The pattern using system is a very efficient way of handling information. Once established the patterns form a sort of code. The advantage of a code system is that instead of having to collect all the information one collects just enough to identify the code pattern which is then called forth even as library books on a particular subject are called forth by a catalogue code number.
It is convenient to talk of the mind as if it were some information handling machine — perhaps like a computer. The mind is not a machine, however, but a special environment which allows information to organize itself into patterns. This self-organizing, self-maximizing, memory system is very good at creating patterns and that is the effectiveness of mind.
But inseparable from the great usefulness of a patterning system are certain limitations. In such a system it is easy to combine patterns or to add to them but it is extremely difficult to restructure them for the patterns control attention. Insight and humour both involve the restructuring of patterns. Creativity also involves restructuring but with more emphasis on the escape from restricting patterns. Lateral thinking involves restructuring, escape and the provocation of new patterns.
Lateral thinking is closely related to creativity. But whereas creativity is too often only the description of a result, lateral thinking is the description of a process. One can only admire a result but one can learn to use a process. There is about creativity a mystique of talent and intangibles. This may be justified in the art world where creativity involves aesthetic sensibility, emotional resonance and a gift for expression. But it is not justified outside that world. More and more creativity is coming to be valued as the essential ingredient in change and in progress. It is coming to be valued above knowledge and above technique since both these are becoming so accessible. In order to be able to use creativity one must rid it of this aura of mystique and regard it as a way of using the mind — a way of handling information.
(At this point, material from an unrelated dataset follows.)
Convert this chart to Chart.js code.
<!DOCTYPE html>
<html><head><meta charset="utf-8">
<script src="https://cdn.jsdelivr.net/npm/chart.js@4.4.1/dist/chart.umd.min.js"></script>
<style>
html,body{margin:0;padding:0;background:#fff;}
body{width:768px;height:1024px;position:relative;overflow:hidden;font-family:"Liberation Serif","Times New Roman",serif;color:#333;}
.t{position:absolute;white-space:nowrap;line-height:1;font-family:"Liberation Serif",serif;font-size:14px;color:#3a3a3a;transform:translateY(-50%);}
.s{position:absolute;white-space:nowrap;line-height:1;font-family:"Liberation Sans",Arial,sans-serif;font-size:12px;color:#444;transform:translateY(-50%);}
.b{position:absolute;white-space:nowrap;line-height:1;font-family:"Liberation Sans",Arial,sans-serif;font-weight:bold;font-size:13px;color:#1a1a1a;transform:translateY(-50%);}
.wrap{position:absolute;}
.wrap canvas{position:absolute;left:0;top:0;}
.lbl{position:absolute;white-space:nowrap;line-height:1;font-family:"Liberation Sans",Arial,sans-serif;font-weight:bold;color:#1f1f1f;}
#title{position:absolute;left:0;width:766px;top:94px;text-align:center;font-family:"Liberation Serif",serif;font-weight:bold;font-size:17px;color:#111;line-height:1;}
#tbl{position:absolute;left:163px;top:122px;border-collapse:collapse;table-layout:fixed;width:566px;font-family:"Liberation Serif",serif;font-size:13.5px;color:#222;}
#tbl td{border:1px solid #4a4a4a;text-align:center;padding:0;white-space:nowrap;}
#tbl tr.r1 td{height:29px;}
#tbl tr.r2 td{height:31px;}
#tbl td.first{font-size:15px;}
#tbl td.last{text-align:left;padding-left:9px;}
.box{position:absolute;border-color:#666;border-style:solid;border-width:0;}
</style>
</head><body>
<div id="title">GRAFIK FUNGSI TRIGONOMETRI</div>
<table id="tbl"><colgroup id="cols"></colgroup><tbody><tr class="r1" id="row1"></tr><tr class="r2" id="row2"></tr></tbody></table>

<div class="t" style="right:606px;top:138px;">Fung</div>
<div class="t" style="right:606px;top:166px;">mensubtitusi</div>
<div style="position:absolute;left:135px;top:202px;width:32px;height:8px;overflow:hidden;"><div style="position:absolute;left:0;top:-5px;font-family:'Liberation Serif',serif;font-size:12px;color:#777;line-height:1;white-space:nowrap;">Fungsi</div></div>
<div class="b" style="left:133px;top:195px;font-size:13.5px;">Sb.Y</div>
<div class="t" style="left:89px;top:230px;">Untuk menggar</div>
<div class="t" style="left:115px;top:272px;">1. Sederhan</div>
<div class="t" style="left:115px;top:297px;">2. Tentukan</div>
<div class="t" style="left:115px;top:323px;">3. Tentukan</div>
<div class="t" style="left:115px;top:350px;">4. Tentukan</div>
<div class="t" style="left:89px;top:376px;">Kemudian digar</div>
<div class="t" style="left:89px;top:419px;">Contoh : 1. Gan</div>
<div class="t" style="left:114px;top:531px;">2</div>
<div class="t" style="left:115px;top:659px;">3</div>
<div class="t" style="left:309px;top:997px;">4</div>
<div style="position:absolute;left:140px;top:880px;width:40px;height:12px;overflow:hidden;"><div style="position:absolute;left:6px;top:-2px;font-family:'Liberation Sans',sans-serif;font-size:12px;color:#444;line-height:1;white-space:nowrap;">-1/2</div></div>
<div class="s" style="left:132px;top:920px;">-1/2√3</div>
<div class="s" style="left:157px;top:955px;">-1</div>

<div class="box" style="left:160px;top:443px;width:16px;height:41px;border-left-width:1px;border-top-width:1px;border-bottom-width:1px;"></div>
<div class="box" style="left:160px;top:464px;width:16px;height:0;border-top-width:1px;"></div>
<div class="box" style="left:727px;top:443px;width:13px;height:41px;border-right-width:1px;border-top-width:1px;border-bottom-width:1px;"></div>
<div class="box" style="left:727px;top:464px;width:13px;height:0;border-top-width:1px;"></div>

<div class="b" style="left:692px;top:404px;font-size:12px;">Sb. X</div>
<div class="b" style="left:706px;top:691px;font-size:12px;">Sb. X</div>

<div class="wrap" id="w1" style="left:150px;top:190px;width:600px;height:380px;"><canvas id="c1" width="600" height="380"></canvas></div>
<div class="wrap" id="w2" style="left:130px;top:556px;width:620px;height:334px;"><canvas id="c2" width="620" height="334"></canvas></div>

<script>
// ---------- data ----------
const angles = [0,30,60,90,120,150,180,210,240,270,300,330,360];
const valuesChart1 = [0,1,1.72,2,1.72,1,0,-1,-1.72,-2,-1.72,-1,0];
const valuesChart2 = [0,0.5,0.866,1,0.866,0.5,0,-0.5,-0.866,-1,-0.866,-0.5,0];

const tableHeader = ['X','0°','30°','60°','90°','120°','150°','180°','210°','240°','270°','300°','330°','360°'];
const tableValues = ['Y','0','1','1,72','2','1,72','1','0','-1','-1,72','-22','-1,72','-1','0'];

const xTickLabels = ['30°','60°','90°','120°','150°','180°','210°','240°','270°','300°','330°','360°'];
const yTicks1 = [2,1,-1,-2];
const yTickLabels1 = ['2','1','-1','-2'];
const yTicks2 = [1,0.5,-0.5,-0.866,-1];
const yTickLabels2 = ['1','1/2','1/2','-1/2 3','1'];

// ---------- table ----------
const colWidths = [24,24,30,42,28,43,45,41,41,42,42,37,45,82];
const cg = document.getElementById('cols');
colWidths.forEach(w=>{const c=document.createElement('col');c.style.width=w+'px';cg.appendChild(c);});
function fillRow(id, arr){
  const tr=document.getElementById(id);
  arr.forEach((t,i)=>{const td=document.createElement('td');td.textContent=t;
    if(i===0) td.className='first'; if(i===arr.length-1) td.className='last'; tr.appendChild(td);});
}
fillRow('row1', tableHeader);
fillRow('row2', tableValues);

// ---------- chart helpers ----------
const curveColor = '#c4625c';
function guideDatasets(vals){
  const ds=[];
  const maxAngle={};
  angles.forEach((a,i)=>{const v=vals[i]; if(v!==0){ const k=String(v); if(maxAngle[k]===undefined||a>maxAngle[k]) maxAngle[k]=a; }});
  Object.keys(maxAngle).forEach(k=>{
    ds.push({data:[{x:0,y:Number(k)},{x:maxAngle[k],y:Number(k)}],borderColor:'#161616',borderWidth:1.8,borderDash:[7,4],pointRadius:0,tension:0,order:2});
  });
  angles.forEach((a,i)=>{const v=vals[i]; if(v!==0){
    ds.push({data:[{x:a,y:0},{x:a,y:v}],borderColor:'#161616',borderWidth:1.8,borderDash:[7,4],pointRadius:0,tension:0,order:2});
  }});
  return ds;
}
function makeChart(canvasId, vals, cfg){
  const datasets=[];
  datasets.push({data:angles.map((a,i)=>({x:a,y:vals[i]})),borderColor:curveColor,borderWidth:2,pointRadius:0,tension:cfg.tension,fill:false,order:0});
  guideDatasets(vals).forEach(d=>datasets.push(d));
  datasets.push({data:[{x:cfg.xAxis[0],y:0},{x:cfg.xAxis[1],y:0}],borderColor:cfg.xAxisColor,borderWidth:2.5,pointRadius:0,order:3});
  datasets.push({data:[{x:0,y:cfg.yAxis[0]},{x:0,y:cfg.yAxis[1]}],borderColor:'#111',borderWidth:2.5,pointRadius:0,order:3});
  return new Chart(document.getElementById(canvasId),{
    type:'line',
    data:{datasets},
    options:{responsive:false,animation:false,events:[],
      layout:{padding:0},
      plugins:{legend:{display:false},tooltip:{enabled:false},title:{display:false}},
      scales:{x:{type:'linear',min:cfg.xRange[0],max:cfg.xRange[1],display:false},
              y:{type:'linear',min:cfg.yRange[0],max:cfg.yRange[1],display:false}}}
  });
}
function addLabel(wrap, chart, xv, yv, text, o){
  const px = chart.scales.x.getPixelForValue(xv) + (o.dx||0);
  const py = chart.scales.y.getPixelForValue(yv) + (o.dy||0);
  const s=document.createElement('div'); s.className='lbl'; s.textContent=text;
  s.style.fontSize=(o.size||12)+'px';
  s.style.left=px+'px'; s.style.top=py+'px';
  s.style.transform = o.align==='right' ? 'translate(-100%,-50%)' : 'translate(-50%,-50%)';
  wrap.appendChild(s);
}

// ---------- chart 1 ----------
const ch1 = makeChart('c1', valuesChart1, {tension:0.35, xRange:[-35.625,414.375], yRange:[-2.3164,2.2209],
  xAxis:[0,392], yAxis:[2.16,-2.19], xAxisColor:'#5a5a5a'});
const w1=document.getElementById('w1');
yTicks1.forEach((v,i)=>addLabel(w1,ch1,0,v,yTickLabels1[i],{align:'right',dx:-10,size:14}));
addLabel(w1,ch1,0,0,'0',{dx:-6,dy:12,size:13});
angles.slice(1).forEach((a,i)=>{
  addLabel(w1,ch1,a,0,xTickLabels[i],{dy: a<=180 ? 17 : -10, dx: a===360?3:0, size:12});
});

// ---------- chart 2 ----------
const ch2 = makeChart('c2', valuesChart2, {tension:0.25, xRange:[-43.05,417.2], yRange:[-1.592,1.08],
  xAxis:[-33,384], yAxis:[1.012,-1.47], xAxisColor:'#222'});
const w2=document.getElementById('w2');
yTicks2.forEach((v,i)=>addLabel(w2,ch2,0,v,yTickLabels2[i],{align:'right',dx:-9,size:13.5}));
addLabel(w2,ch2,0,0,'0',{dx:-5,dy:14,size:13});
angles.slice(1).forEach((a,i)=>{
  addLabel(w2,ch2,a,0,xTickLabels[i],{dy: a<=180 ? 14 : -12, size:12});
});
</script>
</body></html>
This is what lateral thinking is about
Lateral thinking is concerned with the generation of new ideas. There is a curious notion that new ideas have to do with technical invention. This is a very minor aspect of the matter. New ideas are the stuff of change and progress in every field from science to art, from politics to personal happiness.
Lateral thinking is also concerned with breaking out of the concept prisons of old ideas. This leads to changes in attitude and approach; to looking in a different way at things which have always been looked at in the same way. Liberation from old ideas and the stimulation of new ones are twin aspects of lateral thinking.
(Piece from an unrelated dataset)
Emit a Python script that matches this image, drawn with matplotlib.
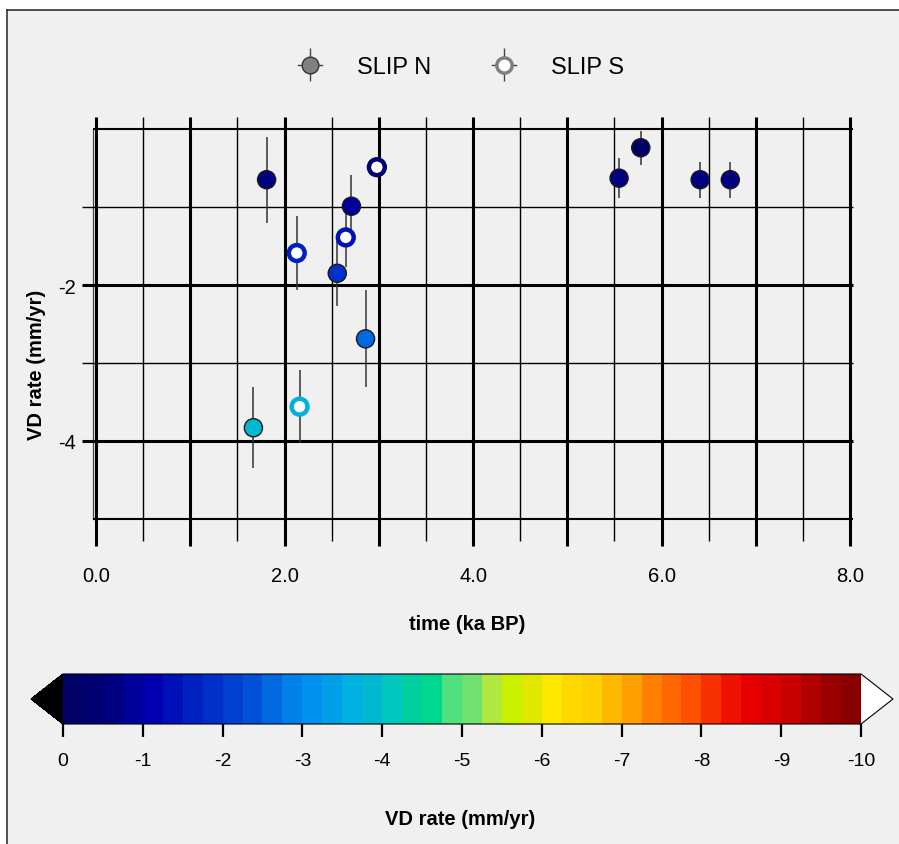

Lateral thinking is quite distinct from vertical thinking which is the traditional type of thinking. In vertical thinking one moves forward by sequential steps each of which must be justified. The distinction between the two sorts of thinking is sharp. For instance in lateral thinking one uses information not for its own sake but for its effect In lateral thinking one may have to be wrong at some stage in order to achieve a correct solution; in vertical thinking (logic or mathematics) this would be impossible. In lateral thinking one may deliberately seek out irrelevant information; in vertical thinking one selects out only what is relevant
Lateral thinking is not a substitute for vertical thinking. Both are required They are complementary. Lateral thinking is generative. Vertical thinking is selective.
With vertical thinking one may reach a conclusion by a valid series of steps. Because of the soundness of the steps one is arrogantly certain of the correctness of the conclusion. But no matter how correct the path may be the starting point was a matter of perceptual choice which fashioned the basic concepts used. For instance perceptual choice tends to create sharp divisions and use extreme polarization. Vertical thinking would then work on the concepts produced in this manner. Lateral thinking is needed to handle the perceptual choice which is itself beyond the reach of vertical thinking, Lateral thinking would also temper the arrogance of any rigid conclusion no matter how soundly it appeared to have been worked out.
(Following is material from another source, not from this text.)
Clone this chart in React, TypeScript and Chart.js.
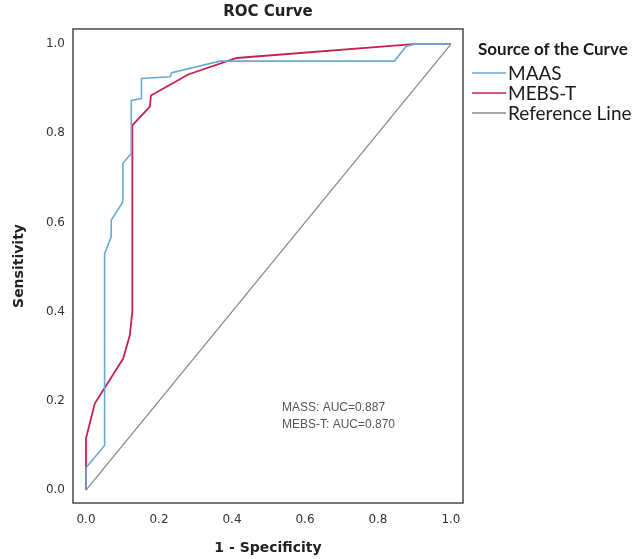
import React, { useEffect, useRef } from 'react';
import { Chart, registerables } from 'chart.js';

Chart.register(...registerables);

// ---- Data ----
const maasFpr = [0, 0, 0.051, 0.051, 0.069, 0.069, 0.101, 0.101, 0.124, 0.124, 0.152, 0.152, 0.23, 0.235, 0.367, 0.845, 0.877, 0.9, 1];
const maasTpr = [0, 0.05, 0.10, 0.53, 0.568, 0.605, 0.646, 0.733, 0.755, 0.874, 0.878, 0.923, 0.927, 0.936, 0.962, 0.962, 0.995, 1.0, 1];

const mebsFpr = [0, 0, 0.024, 0.102, 0.12, 0.127, 0.127, 0.175, 0.178, 0.28, 0.413, 0.897, 1];
const mebsTpr = [0, 0.116, 0.194, 0.295, 0.347, 0.40, 0.818, 0.86, 0.885, 0.932, 0.969, 1.0, 1];

const refFpr = [0, 1];
const refTpr = [0, 1];

const seriesNames = ['MAAS', 'MEBS-T', 'Reference Line'];
const seriesColors = ['#6aa8d8', '#c6204d', '#8a8a8a'];

const xTickValues = [0, 0.2, 0.4, 0.6, 0.8, 1.0];
const xTickLabels = ['0.0', '0.2', '0.4', '0.6', '0.8', '1.0'];
const yTickValues = [0, 0.2, 0.4, 0.6, 0.8, 1.0];
const yTickLabels = ['0.0', '0.2', '0.4', '0.6', '0.8', '1.0'];

const chartTitle = 'ROC Curve';
const xAxisTitle = '1 - Specificity';
const yAxisTitle = 'Sensitivity';
const legendTitle = 'Source of the Curve';
const aucNotes = ['MASS: AUC=0.887', 'MEBS-T: AUC=0.870'];

const toPoints = (xs: number[], ys: number[]) => xs.map((x, i) => ({ x, y: ys[i] }));

const decorPlugin = {
  id: 'decor',
  afterDraw(chart: any) {
    const ctx = chart.ctx as CanvasRenderingContext2D;
    const a = chart.chartArea;
    ctx.save();
    // frame
    ctx.strokeStyle = '#4a4a4a';
    ctx.lineWidth = 1.5;
    ctx.strokeRect(a.left, a.top, a.right - a.left, a.bottom - a.top);

    // title
    ctx.fillStyle = '#222';
    ctx.textAlign = 'center';
    ctx.textBaseline = 'middle';
    ctx.font = 'bold 15px "DejaVu Sans"';
    ctx.fillText(chartTitle, (a.left + a.right) / 2, 12);

    // x axis title
    ctx.font = 'bold 14px "DejaVu Sans"';
    ctx.fillText(xAxisTitle, (a.left + a.right) / 2, 548);

    // y axis title
    ctx.save();
    ctx.translate(19, (a.top + a.bottom) / 2);
    ctx.rotate(-Math.PI / 2);
    ctx.fillText(yAxisTitle, 0, 0);
    ctx.restore();

    // legend
    ctx.textAlign = 'left';
    ctx.font = 'bold 17px Lato';
    ctx.fillStyle = '#1a1a1a';
    ctx.fillText(legendTitle, 478, 50);
    ctx.font = '19px Lato';
    seriesNames.forEach((name, i) => {
      const y = 73 + i * 20;
      ctx.strokeStyle = seriesColors[i];
      ctx.lineWidth = 1.5;
      ctx.beginPath();
      ctx.moveTo(472, y);
      ctx.lineTo(506, y);
      ctx.stroke();
      ctx.fillStyle = '#1a1a1a';
      ctx.fillText(name, 508, y + 1);
    });

    // AUC notes
    ctx.font = '12px "Liberation Sans"';
    ctx.fillStyle = '#555';
    aucNotes.forEach((t, i) => {
      ctx.fillText(t, 282, 408 + i * 17);
    });
    ctx.restore();
  },
};

export default function App() {
  const ref = useRef<HTMLCanvasElement | null>(null);

  useEffect(() => {
    if (!ref.current) return;
    const chart = new Chart(ref.current, {
      type: 'scatter',
      data: {
        datasets: [
          {
            label: seriesNames[2],
            data: toPoints(refFpr, refTpr),
            showLine: true,
            borderColor: seriesColors[2],
            borderWidth: 1.3,
            pointRadius: 0,
            fill: false,
          },
          {
            label: seriesNames[0],
            data: toPoints(maasFpr, maasTpr),
            showLine: true,
            borderColor: seriesColors[0],
            borderWidth: 1.6,
            pointRadius: 0,
            fill: false,
          },
          {
            label: seriesNames[1],
            data: toPoints(mebsFpr, mebsTpr),
            showLine: true,
            borderColor: seriesColors[1],
            borderWidth: 1.8,
            pointRadius: 0,
            fill: false,
          },
        ],
      },
      options: {
        responsive: false,
        animation: false,
        layout: { padding: { left: 0, top: 29, right: 171, bottom: 0 } },
        plugins: {
          legend: { display: false },
          title: { display: false },
          tooltip: { enabled: false },
        },
        scales: {
          x: {
            type: 'linear',
            min: -0.0356,
            max: 1.033,
            grid: { display: false, drawTicks: false },
            border: { display: false },
            afterBuildTicks: (s: any) => {
              s.ticks = xTickValues.map((v) => ({ value: v }));
            },
            afterFit: (s: any) => {
              s.height = 56;
            },
            ticks: {
              padding: 10,
              color: '#333',
              font: { family: '"DejaVu Sans"', size: 12 },
              maxRotation: 0,
              callback: (v: any) => {
                const i = xTickValues.findIndex((t) => Math.abs(t - Number(v)) < 1e-9);
                return i >= 0 ? xTickLabels[i] : '';
              },
            },
          },
          y: {
            type: 'linear',
            min: -0.029,
            max: 1.034,
            grid: { display: false, drawTicks: false },
            border: { display: false },
            afterBuildTicks: (s: any) => {
              s.ticks = yTickValues.map((v) => ({ value: v }));
            },
            afterFit: (s: any) => {
              s.width = 73;
            },
            ticks: {
              padding: 8,
              color: '#333',
              font: { family: '"DejaVu Sans"', size: 12 },
              callback: (v: any) => {
                const i = yTickValues.findIndex((t) => Math.abs(t - Number(v)) < 1e-9);
                return i >= 0 ? yTickLabels[i] : '';
              },
            },
          },
        },
      },
      plugins: [decorPlugin],
    } as any);
    return () => chart.destroy();
  }, []);

  return (
    <div style={{ position: 'fixed', left: 0, top: 0, width: 634, height: 559, background: '#fff' }}>
      <canvas ref={ref} width={634} height={559} style={{ display: 'block', width: 634, height: 559 }} />
    </div>
  );
}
Lateral thinking enhances the effectiveness of vertical thinking. Vertical thinking develops the ideas generated by lateral thinking. You cannot dig a hole in a different place by digging the same hole deeper. Vertical thinking is used to dig the same hole deeper. Lateral thinking is used to dig a hole in a different place.
The exclusive emphasis on vertical thinking in the past makes it all the more necessary to teach lateral thinking. It is not just that vertical thinking alone is insufficient for progress but that by itself it can be dangerous.
like logical thinking lateral thinking is a way of using the mind. It is a habit of mind and an attitude of mind. There are specific techniques that can be used just as there are specific techniques in logical thinking. There is some emphasis on techniques in this book not because they are an important part of lateral thinking but because they are practical Goodwill and exhortation are not enough to develop skill in lateral thinking. One needs an actual setting in which to practise and some tangible techniques with which to practise. From an understanding of the techniques, and from fluency in their use, lateral thinking develops as an attitude of mind. One can also make practical use of the techniques.
Lateral thinking is not some magic new system. There have always been instances where people have used lateral thinking to produce some result There have always been people who tended naturally towards lateral thinking. The purpose of this book is to show that lateral thinking is a very basic part of
thinking and that one can develop some skill in it Instead of just hoping for insight and creativity one can use lateral thinking in a deliberate and practical manner.
Summary
The purpose of thinking is to collect information and to make the best possible use of it Because of the way the mind works to create fixed concept patterns we cannot make the best use of new information unless we have some means for restructuring the old patterns and bringing them up to date. Our traditional methods of thinking teach us how to refine such patterns and establish their validity. But we shall always make less than the best use of available information unless we know how to create new patterns and escape from the dominance of the old ones. Vertical thinking is concerned with proving or developing concept patterns. Lateral thinking is concerned with restructuring such patterns (insight) and provoking new ones (creativity). Lateral and vertical thinking are complementary. Skill in both is necessary. Yet the emphasis in education has always been exclusively on vertical thinking.
The need for lateral thinking arises from the limitations of the behaviour of mind as a self-maximizing memory system.
Use of this book
This book is not intended to introduce a new subject nor is it intended to acquaint the reader with what is happening in a certain field. The book is meant to be used. It is meant to be used by the reader for his own sake and through the teacher for the sake of the students.
Age
The processes described in this book are basic ones. They apply to all ages and to all different levels of learning. I have used some of the most elementary demonstrations on the most sophisticated of groups such as advanced computer programmers and they have not felt that they were wasting their time. The more sophisticated the group the better is it able to abstract the process from the particular form in which it is demonstrated. While the lower age groups enjoy the item for its own sake the older age groups look more closely at the point behind it Although the simpler items are applicable to all age groups the more complicated items may only be of use to more senior groups.